= Exercise brief =
Gather up all lines that carry the word "React".

= Records to use =

— Begin —

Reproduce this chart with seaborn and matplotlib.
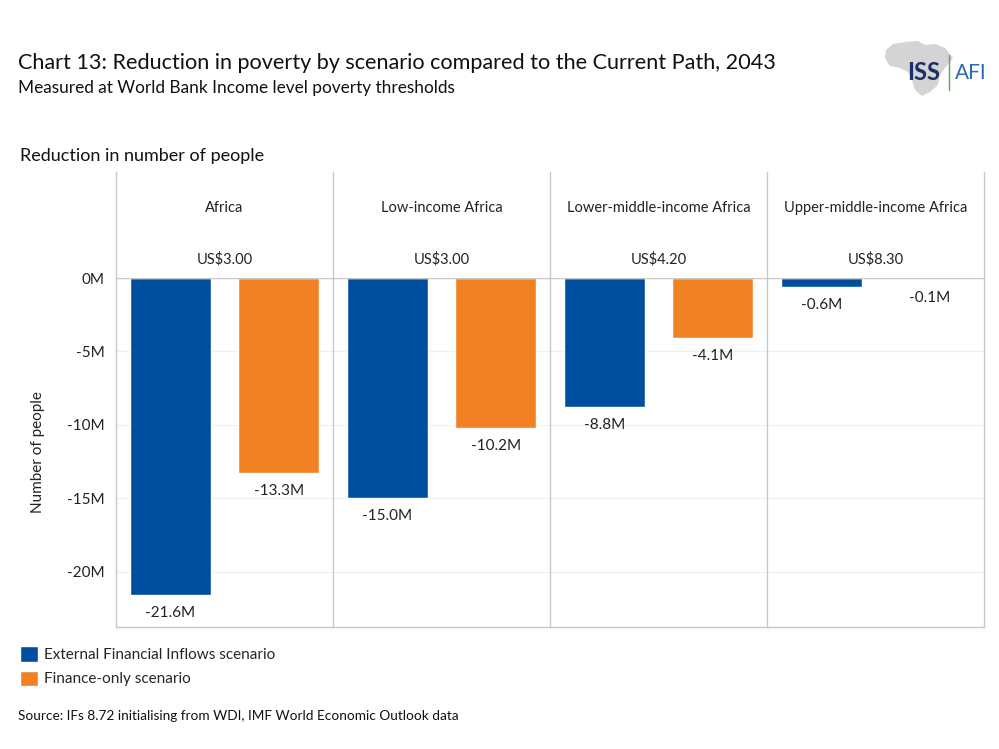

— End —
— Begin —

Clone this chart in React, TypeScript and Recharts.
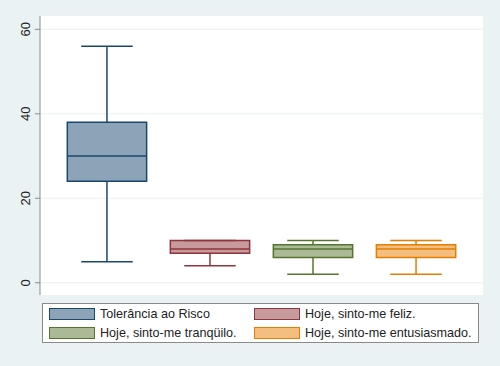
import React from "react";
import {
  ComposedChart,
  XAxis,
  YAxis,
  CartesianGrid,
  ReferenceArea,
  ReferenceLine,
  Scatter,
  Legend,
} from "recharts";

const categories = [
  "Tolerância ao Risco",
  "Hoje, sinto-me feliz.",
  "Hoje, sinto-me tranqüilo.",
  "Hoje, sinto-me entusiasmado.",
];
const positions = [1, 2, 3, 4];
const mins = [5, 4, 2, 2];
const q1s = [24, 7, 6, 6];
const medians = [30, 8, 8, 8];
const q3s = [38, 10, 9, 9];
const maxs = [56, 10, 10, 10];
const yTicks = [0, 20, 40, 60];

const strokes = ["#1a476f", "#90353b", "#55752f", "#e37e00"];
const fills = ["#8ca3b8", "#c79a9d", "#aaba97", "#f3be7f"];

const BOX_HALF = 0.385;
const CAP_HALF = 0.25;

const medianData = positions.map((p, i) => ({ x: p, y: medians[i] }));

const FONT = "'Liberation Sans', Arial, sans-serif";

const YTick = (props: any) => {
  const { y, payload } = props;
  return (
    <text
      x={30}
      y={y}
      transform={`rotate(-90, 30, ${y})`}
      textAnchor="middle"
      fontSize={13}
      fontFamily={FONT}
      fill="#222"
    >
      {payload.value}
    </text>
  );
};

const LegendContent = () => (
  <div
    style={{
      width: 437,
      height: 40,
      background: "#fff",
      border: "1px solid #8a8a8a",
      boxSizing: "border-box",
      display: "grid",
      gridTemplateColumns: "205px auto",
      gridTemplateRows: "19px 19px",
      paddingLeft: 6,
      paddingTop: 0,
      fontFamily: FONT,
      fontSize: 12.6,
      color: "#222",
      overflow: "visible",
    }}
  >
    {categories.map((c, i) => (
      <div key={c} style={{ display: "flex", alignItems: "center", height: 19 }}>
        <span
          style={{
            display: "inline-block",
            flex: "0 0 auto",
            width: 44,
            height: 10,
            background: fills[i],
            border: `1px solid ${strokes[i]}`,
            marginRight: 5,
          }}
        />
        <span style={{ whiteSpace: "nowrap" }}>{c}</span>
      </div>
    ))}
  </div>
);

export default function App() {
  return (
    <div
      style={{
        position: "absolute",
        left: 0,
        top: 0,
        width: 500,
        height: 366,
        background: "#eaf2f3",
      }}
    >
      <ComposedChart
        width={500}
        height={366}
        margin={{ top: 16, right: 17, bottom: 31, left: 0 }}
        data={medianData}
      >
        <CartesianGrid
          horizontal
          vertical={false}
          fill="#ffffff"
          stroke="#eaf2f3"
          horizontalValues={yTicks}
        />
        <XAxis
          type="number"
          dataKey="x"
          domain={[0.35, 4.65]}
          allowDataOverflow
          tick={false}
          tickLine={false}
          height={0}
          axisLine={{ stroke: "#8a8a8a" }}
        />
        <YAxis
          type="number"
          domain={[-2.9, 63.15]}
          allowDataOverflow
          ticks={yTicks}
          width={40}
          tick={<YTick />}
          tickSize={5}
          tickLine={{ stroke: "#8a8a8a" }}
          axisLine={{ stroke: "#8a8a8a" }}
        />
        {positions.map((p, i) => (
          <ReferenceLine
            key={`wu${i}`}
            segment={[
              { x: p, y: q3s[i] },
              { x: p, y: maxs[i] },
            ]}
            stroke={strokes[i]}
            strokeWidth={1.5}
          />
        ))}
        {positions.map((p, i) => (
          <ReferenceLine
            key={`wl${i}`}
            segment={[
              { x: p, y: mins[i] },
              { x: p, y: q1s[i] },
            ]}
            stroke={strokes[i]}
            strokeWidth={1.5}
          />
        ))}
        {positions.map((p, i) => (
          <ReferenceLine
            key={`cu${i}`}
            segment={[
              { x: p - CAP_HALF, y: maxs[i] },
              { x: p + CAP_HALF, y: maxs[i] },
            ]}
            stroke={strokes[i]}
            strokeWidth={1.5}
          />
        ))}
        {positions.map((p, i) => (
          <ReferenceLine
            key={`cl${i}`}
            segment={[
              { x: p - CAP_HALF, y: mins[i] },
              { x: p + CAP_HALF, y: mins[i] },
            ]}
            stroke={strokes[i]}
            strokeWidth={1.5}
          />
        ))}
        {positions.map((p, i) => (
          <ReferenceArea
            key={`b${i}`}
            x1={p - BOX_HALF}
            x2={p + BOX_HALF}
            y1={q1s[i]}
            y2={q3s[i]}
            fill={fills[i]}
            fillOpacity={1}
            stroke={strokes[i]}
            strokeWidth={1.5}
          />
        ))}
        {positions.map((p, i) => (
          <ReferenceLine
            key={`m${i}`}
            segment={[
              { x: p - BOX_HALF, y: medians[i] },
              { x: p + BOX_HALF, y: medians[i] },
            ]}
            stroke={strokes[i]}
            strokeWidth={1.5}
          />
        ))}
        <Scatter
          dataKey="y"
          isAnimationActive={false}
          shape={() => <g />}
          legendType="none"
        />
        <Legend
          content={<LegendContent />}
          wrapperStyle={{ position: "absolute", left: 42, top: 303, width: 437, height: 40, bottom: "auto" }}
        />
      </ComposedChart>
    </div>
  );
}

— End —

= Full solution =
Clone this chart in React, TypeScript and Recharts.
import React from "react";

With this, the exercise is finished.